В 1942 году, шестнадцатилетним, он ушел добровольцем на фронт. Получил звание младшего лейтенанта в подразделении воздушно-десантных войск. Его часть забросили в тыл к немцам. Стихотворение, написанное им в то время, имеет документальную ценность солдатского письма:
Полностью погиб батальон.
Гвардейская не прошла пехота.
Недоступный в земле и бетоне укрепрайон
Штурмовала вторая штрафная рота.
После боя тишина необъятная, ночь тиха.
Крепко обнявшись, спят трупы.
На небе играет окровавленная луна…
Мой Мишенька-друг разорван от позвонков
до пупа, не поймешь, где живот, где спина.
Даль тревожная не видна. <…>
Вскоре после описанной здесь ночи Неизвестный был тяжело ранен. Пуля, войдя в грудь, разорвалась в спине, и он остался лежать на земле без видимых признаков жизни. Невероятно, но он выжил.
Эрнст Неизвестный. Солдат, пронзенный штыком. Бронза. 1955
Двадцать лет спустя за участие в этом бою ему вручили орден Красной Звезды. Всё это время никто не усматривал связи между лейтенантом Неизвестным, без вести пропавшим патриотом, числившимся в списке убитых, и знаменитым, официально непризнанным, «непатриотичным» скульптором-декадентом с той же фамилией.
* * *
Вплоть до начала XVIII века искусство в России было византийским по стилю и средневековым по духу. Светского искусства не существовало, а роль религиозного искусства полностью сводилась к богослужебной функции. Живописи маслом тоже не было. Иконы писались темперой на дереве. Практически не было и скульптуры, если не считать резьбы на предметах церковного обихода и некоторого количества народной деревянной скульптуры на Севере. В сущности, на протяжении шести веков традиция в искусстве оставалась неизменной. В ней отсутствовал сознательный эксперимент, а икона никогда не рассматривалась как плод воображения. Она была религиозным объектом.
Эта русская традиция отстоит от европейской дальше, чем, к примеру, китайская. Древнекитайское искусство, тоже очень традиционное, изобилует отсылками к чувственному миру. В русской иконе нет ни времени, ни пространства. Она адресована глазу, но такому глазу, который смежается в молитве, и потому образ иконы – предстающий мысленному взору – отрешен от мира и глубоко одухотворен. Однако иконописные образы не интроспективны, иначе они приобрели бы личные качества; мистическими в привычном смысле слова их тоже не назовешь: спокойное выражение их лиц не предполагает никакого исключительного опыта.
Это образы святых, представших перед нами в небесном свете, в который люди верят для того, чтобы найти оправдание видимому миру, который их окружает. Гораздо позднее то же понимание функции веры можно будет встретить у Достоевского:
Вот почему и говорят философы, что сущности вещей нельзя постичь на земле.
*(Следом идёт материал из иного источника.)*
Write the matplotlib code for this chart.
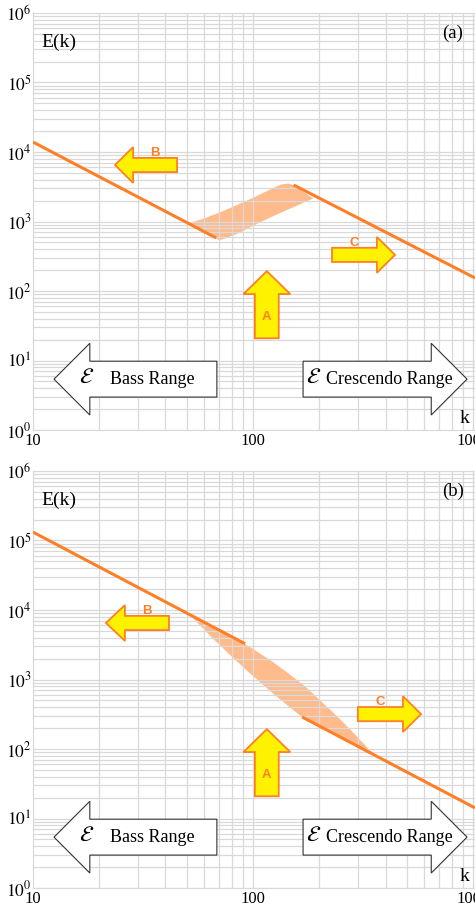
import numpy as np
import matplotlib
matplotlib.use('Agg')
import matplotlib.pyplot as plt
from matplotlib.patches import FancyArrow
from matplotlib.ticker import LogLocator, FixedLocator, FuncFormatter, NullFormatter

plt.rcParams['font.family'] = ['Liberation Serif', 'DejaVu Serif']
plt.rcParams['mathtext.fontset'] = 'stix'

# panel (a): -5/3 lines either side of the bump, and the bump band
a_left_k = [10, 68]
a_left_E = [13900, 580]
a_right_k = [153, 1020]
a_right_E = [3350, 154]
a_band_k = [52, 60, 70, 85, 100, 119, 133, 144, 153, 169, 187]
a_band_hi = [984, 1130, 1370, 1780, 2250, 2930, 3465, 3580, 3350, 2700, 2178]
a_band_lo = [891, 702, 543, 683, 887, 1160, 1360, 1520, 1650, 1905, 2178]

# panel (b): upper and lower lines joined by a lens-shaped band
b_left_k = [10, 92]
b_left_E = [132000, 3265]
b_right_k = [167, 1020]
b_right_E = [289, 14.2]
b_band_k = [52, 60, 67, 70, 80, 92, 105, 120, 140, 160, 167, 185, 210, 240, 276, 310, 351]
b_band_hi = [8420, 6670, 5650, 5160, 4125, 3265, 2500, 1900, 1330, 960, 870, 650, 445, 300, 192, 130, 86]
b_band_lo = [8300, 5215, 3655, 3215, 2142, 1419, 979, 679, 452, 322, 289, 244, 197, 158, 125, 103, 86]

x_ticks = [10, 100, 1000]
x_labels = ['10', '100', '1000']
y_ticks = [1, 10, 100, 1000, 1e4, 1e5, 1e6]

LINE = '#FF7F27'
BAND = '#FFBB8C'
YELLOW = '#FFF200'
GRID = '#D9D9D9'

fig = plt.figure(figsize=(4.75, 9.08), dpi=100)


def small_arrow(ax, x, y, dx, dy, width, head_w, head_l, letter, lx, ly):
    ax.add_patch(FancyArrow(x, y, dx, dy, width=width, head_width=head_w, head_length=head_l,
                            length_includes_head=True, fc=YELLOW, ec=LINE, lw=1.3,
                            transform=ax.transAxes, zorder=5))
    ax.text(lx, ly, letter, transform=ax.transAxes, color=LINE, fontsize=9.5, fontweight='bold',
            family='Liberation Sans', ha='center', va='center', zorder=6)


def big_arrow(ax, x, dx):
    ax.add_patch(FancyArrow(x, 0.122, dx, 0, width=0.086, head_width=0.172, head_length=0.081,
                            length_includes_head=True, fc='white', ec='#333333', lw=0.8,
                            transform=ax.transAxes, zorder=5))


def setup(ax, tag):
    ax.set_xscale('log')
    ax.set_yscale('log')
    ax.set_xlim(10, 1020)
    ax.set_ylim(1, 1e6)
    ax.xaxis.set_major_locator(FixedLocator(x_ticks))
    ax.xaxis.set_major_formatter(FuncFormatter(lambda v, p: x_labels[x_ticks.index(int(round(v)))]
                                               if int(round(v)) in x_ticks else ''))
    ax.xaxis.set_minor_locator(LogLocator(base=10, subs=np.arange(2, 10), numticks=100))
    ax.xaxis.set_minor_formatter(NullFormatter())
    ax.yaxis.set_major_locator(FixedLocator(y_ticks))
    ax.yaxis.set_major_formatter(FuncFormatter(lambda v, p: r'$10^{%d}$' % int(round(np.log10(v)))))
    ax.yaxis.set_minor_locator(LogLocator(base=10, subs=np.arange(2, 10), numticks=100))
    ax.yaxis.set_minor_formatter(NullFormatter())
    ax.grid(True, which='both', color=GRID, lw=0.9)
    ax.tick_params(which='both', length=0)
    ax.tick_params(axis='y', pad=1, labelsize=12.5)
    ax.tick_params(axis='x', pad=2, labelsize=12)
    for s in ax.spines.values():
        s.set_color(GRID)
    ax.text(0.018, 0.93, 'E(k)', transform=ax.transAxes, fontsize=14, va='center')
    ax.text(0.95, 0.952, tag, transform=ax.transAxes, fontsize=13.5, ha='center', va='center')
    ax.text(0.977, 0.028, 'k', transform=ax.transAxes, fontsize=14, ha='center', va='center')

    # bass / crescendo block arrows
    big_arrow(ax, 0.416, -0.3685)
    big_arrow(ax, 0.611, 0.371)
    ax.text(0.122, 0.124, r'$\mathcal{E}$', transform=ax.transAxes, fontsize=16, ha='center', va='center', zorder=6)
    ax.text(0.174, 0.12, 'Bass Range', transform=ax.transAxes, fontsize=13, ha='left', va='center', zorder=6)
    ax.text(0.634, 0.124, r'$\mathcal{E}$', transform=ax.transAxes, fontsize=16, ha='center', va='center', zorder=6)
    ax.text(0.663, 0.12, 'Crescendo Range', transform=ax.transAxes, fontsize=13, ha='left', va='center', zorder=6)

    # up arrow A
    small_arrow(ax, 0.529, 0.22, 0, 0.161, 0.054, 0.106, 0.055, 'A', 0.529, 0.271)


ax_a = fig.add_axes([0.0695, 0.5264, 0.9305, 0.4593])
setup(ax_a, '(a)')
ax_a.fill_between(a_band_k, a_band_lo, a_band_hi, color=BAND, lw=0, zorder=1)
ax_a.plot(a_left_k, a_left_E, color=LINE, lw=2.2, solid_capstyle='butt', zorder=3)
ax_a.plot(a_right_k, a_right_E, color=LINE, lw=2.2, solid_capstyle='butt', zorder=3)
small_arrow(ax_a, 0.326, 0.6355, -0.1405, 0, 0.034, 0.086, 0.041, 'B', 0.276, 0.664)
small_arrow(ax_a, 0.6765, 0.42, 0.1425, 0, 0.034, 0.086, 0.041, 'C', 0.726, 0.448)

ax_b = fig.add_axes([0.0695, 0.022, 0.9305, 0.4593])
setup(ax_b, '(b)')
ax_b.fill_between(b_band_k, b_band_lo, b_band_hi, color=BAND, lw=0, zorder=1)
ax_b.plot(b_left_k, b_left_E, color=LINE, lw=2.2, solid_capstyle='butt', zorder=3)
ax_b.plot(b_right_k, b_right_E, color=LINE, lw=2.2, solid_capstyle='butt', zorder=3)
small_arrow(ax_b, 0.3077, 0.6355, -0.1427, 0, 0.034, 0.086, 0.043, 'B', 0.258, 0.664)
small_arrow(ax_b, 0.735, 0.417, 0.143, 0, 0.034, 0.086, 0.041, 'C', 0.785, 0.446)

fig.savefig('out.png', dpi=100)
Бог взял семена из миров иных и посеял на сей земле и взрастил сад свой, и взошло всё, что могло взойти, но взращенное живет и живо лишь чувством соприкосновения своего таинственным мирам иным; если ослабевает или уничтожается в тебе сие чувство, то умирает и взращенное в тебе. Тогда станешь к жизни равнодушен и даже возненавидишь ее. Мыслю так [1].
Русские иконы – вероятно, наименее противоречивые религиозные изображения из всех, которые когда-либо были созданы. К тому же они выражают глубинные черты национального характера. Этот характер, хотя и претерпевший изменения в ходе социального переустройства, трансформируется нескоро и не до конца. Рудименты «отрешенности от всего земного», запечатленной на иконах, по-прежнему заметны в некоторых чертах русского характера. Эту отрешенность не следует идеализировать; она определяется подобным образом только в противовес «приземленности» конкурентного индивидуализма в буржуазном обществе.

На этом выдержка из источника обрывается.